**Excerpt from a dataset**
## START
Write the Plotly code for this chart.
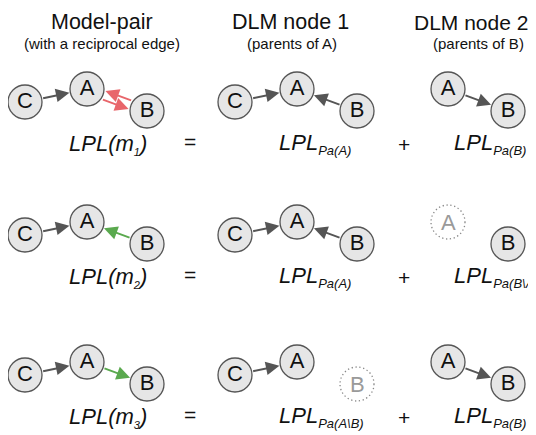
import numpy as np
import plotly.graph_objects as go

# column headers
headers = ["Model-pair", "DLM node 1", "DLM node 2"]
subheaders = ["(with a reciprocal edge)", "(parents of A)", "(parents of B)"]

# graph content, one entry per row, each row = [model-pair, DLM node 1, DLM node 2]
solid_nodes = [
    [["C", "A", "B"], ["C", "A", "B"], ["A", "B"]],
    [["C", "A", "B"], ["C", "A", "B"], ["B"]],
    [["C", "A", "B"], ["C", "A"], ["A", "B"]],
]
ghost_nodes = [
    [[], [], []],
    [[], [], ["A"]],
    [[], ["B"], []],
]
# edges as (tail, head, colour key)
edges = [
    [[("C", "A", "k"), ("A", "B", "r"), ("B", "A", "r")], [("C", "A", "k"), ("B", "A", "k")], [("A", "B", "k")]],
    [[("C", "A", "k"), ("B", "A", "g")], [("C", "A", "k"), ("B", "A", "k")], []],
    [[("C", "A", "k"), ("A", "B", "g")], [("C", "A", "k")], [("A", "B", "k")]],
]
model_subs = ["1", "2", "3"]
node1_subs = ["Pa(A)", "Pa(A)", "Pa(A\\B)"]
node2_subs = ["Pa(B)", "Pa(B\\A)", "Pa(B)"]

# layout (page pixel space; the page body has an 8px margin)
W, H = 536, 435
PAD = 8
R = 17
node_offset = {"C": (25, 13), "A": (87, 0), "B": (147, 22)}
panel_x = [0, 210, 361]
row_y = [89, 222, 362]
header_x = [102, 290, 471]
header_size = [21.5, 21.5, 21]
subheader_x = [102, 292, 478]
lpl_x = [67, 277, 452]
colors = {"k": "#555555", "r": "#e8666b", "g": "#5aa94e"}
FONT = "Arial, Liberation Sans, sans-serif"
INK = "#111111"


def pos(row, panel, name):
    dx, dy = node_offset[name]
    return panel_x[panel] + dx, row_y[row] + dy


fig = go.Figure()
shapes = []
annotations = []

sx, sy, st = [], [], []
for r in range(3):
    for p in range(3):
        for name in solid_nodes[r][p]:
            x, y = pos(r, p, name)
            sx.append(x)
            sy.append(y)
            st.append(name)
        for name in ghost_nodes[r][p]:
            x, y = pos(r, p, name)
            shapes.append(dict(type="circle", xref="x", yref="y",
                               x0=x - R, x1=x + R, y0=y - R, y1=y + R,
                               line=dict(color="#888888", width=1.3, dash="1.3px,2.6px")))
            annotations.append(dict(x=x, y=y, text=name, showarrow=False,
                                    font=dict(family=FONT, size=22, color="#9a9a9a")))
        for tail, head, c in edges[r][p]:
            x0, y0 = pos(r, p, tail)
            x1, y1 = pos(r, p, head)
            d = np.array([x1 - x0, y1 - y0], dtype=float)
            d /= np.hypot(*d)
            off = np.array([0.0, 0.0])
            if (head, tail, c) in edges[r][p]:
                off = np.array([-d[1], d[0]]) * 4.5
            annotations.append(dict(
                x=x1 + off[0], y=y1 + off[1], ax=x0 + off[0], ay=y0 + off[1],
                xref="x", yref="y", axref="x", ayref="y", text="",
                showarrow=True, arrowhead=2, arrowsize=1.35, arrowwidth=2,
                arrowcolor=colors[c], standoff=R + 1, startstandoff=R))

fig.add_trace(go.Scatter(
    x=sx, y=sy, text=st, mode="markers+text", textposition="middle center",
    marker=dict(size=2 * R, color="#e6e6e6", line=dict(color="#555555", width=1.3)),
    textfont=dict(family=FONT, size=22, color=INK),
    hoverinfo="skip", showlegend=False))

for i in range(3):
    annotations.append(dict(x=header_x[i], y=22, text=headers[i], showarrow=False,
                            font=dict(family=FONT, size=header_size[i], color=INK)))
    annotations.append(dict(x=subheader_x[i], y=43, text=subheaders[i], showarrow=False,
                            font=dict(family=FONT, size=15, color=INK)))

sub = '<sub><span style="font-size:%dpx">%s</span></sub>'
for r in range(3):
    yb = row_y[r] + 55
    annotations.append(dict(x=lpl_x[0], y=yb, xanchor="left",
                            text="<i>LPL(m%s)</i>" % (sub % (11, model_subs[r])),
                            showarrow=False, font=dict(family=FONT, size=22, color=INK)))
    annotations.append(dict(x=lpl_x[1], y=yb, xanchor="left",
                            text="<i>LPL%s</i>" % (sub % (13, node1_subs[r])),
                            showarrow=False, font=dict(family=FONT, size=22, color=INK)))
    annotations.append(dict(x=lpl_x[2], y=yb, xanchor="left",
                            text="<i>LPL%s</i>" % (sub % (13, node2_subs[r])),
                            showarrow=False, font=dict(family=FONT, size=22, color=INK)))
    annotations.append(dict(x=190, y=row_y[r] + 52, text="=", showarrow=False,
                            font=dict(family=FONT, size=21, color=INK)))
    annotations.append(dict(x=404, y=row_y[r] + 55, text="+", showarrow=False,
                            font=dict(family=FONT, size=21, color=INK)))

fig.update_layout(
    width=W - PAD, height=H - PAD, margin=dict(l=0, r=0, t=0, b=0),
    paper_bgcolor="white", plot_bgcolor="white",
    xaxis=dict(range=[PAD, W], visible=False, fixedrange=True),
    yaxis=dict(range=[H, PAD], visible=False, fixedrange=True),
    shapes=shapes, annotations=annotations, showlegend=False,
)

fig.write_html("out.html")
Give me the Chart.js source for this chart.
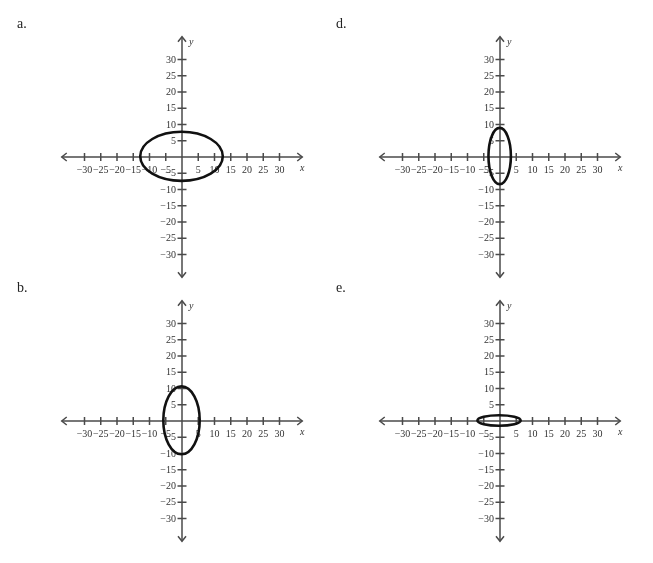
## END
**Job**
Repeat the listing above up to and including the line with "annotations = []", starting from its first line. Drop any pictures.

**Correct output**
Write the Plotly code for this chart.
import numpy as np
import plotly.graph_objects as go

# column headers
headers = ["Model-pair", "DLM node 1", "DLM node 2"]
subheaders = ["(with a reciprocal edge)", "(parents of A)", "(parents of B)"]

# graph content, one entry per row, each row = [model-pair, DLM node 1, DLM node 2]
solid_nodes = [
    [["C", "A", "B"], ["C", "A", "B"], ["A", "B"]],
    [["C", "A", "B"], ["C", "A", "B"], ["B"]],
    [["C", "A", "B"], ["C", "A"], ["A", "B"]],
]
ghost_nodes = [
    [[], [], []],
    [[], [], ["A"]],
    [[], ["B"], []],
]
# edges as (tail, head, colour key)
edges = [
    [[("C", "A", "k"), ("A", "B", "r"), ("B", "A", "r")], [("C", "A", "k"), ("B", "A", "k")], [("A", "B", "k")]],
    [[("C", "A", "k"), ("B", "A", "g")], [("C", "A", "k"), ("B", "A", "k")], []],
    [[("C", "A", "k"), ("A", "B", "g")], [("C", "A", "k")], [("A", "B", "k")]],
]
model_subs = ["1", "2", "3"]
node1_subs = ["Pa(A)", "Pa(A)", "Pa(A\\B)"]
node2_subs = ["Pa(B)", "Pa(B\\A)", "Pa(B)"]

# layout (page pixel space; the page body has an 8px margin)
W, H = 536, 435
PAD = 8
R = 17
node_offset = {"C": (25, 13), "A": (87, 0), "B": (147, 22)}
panel_x = [0, 210, 361]
row_y = [89, 222, 362]
header_x = [102, 290, 471]
header_size = [21.5, 21.5, 21]
subheader_x = [102, 292, 478]
lpl_x = [67, 277, 452]
colors = {"k": "#555555", "r": "#e8666b", "g": "#5aa94e"}
FONT = "Arial, Liberation Sans, sans-serif"
INK = "#111111"


def pos(row, panel, name):
    dx, dy = node_offset[name]
    return panel_x[panel] + dx, row_y[row] + dy


fig = go.Figure()
shapes = []
annotations = []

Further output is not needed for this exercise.